In fact, if blood is poured into a very smooth or lubricated glass vessel, it won’t clot! If you dip a glass rod into blood, it won’t clot either. Yet if you used a wooden rod, clotting would begin!

So it seems that it takes a rough surface, or an injury to the blood vessels, to start the clotting process. The first thing that happens is that very fine threads of a material called fibrin appear in the blood. These threads run every which way and form a kind of network. They entangle all the blood cells like flies in a spider’s web. The blood stream stops moving at this point and is transformed into a kind of swamp of blood cells.

The fibrin threads are firm and very elastic and they hold the blood cells together in a clot. A clot of blood is like a piece of absorbent cotton which nature creates to protect us from loss of blood.
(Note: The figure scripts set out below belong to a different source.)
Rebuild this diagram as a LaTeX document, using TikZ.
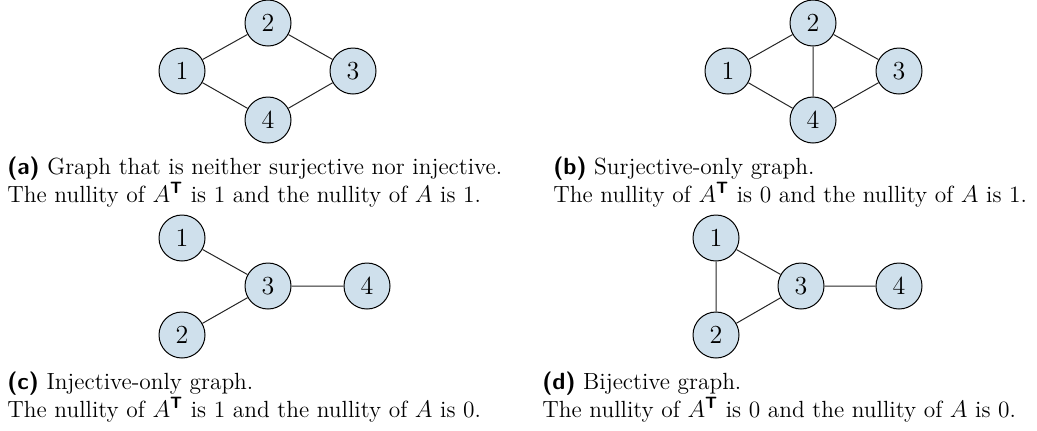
\documentclass[tikz,border=0pt]{standalone}
\usepackage{amsmath}
\definecolor{nodefill}{RGB}{207,224,236}
\tikzset{
  vtx/.style={circle, draw=black, line width=0.5pt, fill=nodefill, inner sep=0pt, minimum size=23pt, font=\fontsize{13}{15}\selectfont},
  edge/.style={line width=0.5pt, draw=black!85},
  capt/.style={anchor=base west, inner sep=0pt, align=left, font=\fontsize{11.7}{10.85}\selectfont},
}
\newcommand{\sublab}[1]{\textsf{\textbf{(#1)}}}
\newcommand{\tr}{\text{\sffamily\bfseries T}}
\begin{document}
\begin{tikzpicture}[x=0.5pt,y=-0.5pt]
\useasboundingbox (0,0) rectangle (1037,430);
% (a)
\node[vtx] (a1) at (182,71) {1};
\node[vtx] (a2) at (268,23) {2};
\node[vtx] (a3) at (353,71) {3};
\node[vtx] (a4) at (268,120) {4};
\draw[edge] (a1) -- (a2) (a2) -- (a3) (a1) -- (a4) (a4) -- (a3);
\node[capt] (capa) at (7,202) {\sublab{a} Graph that is neither surjective nor injective.\\The nullity of $A^{\tr}$ is 1 and the nullity of $A$ is 1.};
% (b)
\node[vtx] (b1) at (728,71) {1};
\node[vtx] (b2) at (813,23) {2};
\node[vtx] (b3) at (899,71) {3};
\node[vtx] (b4) at (813,120) {4};
\draw[edge] (b1) -- (b2) (b2) -- (b3) (b1) -- (b4) (b4) -- (b3) (b2) -- (b4);
\node[capt] (capb) at (553,202) {\sublab{b} Surjective-only graph.\\The nullity of $A^{\tr}$ is 0 and the nullity of $A$ is 1.};
% (c)
\node[vtx] (c1) at (182,238) {1};
\node[vtx] (c2) at (182,335) {2};
\node[vtx] (c3) at (268,286) {3};
\node[vtx] (c4) at (367,286) {4};
\draw[edge] (c1) -- (c3) (c2) -- (c3) (c3) -- (c4);
\node[capt] (capc) at (7,417) {\sublab{c} Injective-only graph.\\The nullity of $A^{\tr}$ is 1 and the nullity of $A$ is 0.};
% (d)
\node[vtx] (d1) at (716,238) {1};
\node[vtx] (d2) at (716,335) {2};
\node[vtx] (d3) at (801,286) {3};
\node[vtx] (d4) at (899,286) {4};
\draw[edge] (d1) -- (d2) (d1) -- (d3) (d2) -- (d3) (d3) -- (d4);
\node[capt] (capd) at (542,417) {\sublab{d} Bijective graph.\\The nullity of $A^{\tr}$ is 0 and the nullity of $A$ is 0.};
\end{tikzpicture}
\end{document}
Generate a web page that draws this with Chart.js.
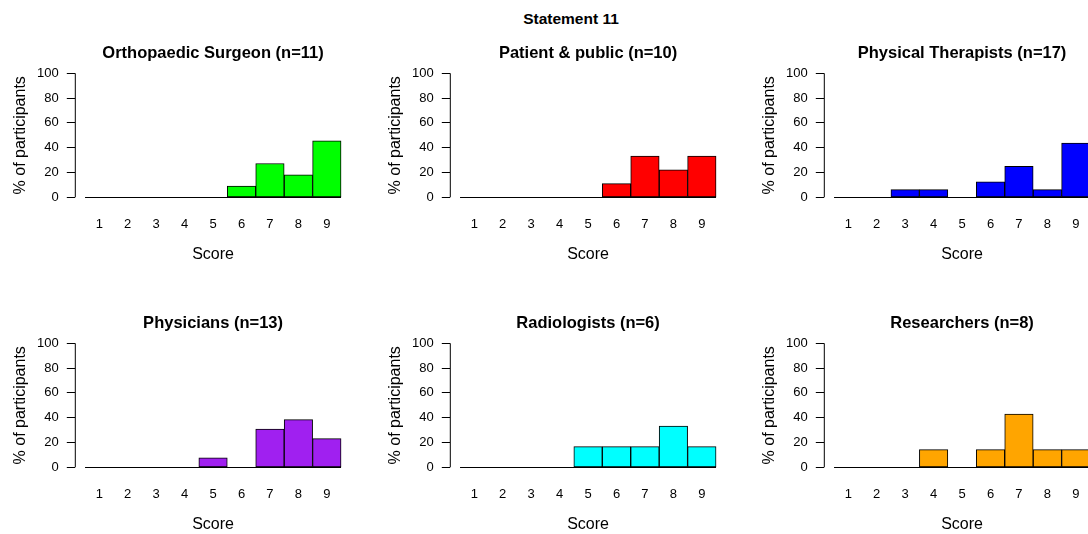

Everybody’s blood clots at a slightly different rate. There are some people whose blood clots very slowly or not at all, and this condition is called hemophilia. It’s a very curious disease because of the way it is transmitted. Hemophilia appears only in men, but it is never transmitted directly from father to son. It is transmitted from the father to the daughter, who remains healthy, but passes it on to her son. So it’s the grandchild of the sick father who gets the disease!

Probably the most famous example in the history of this disease deals with Queen Victoria of England. Both she and her husband transmitted hemophilia from their ancestors. As a result, six of their great-grandchildren had the disease, and two of these were the Spanish Crown Prince and the son of the last Russian Czar!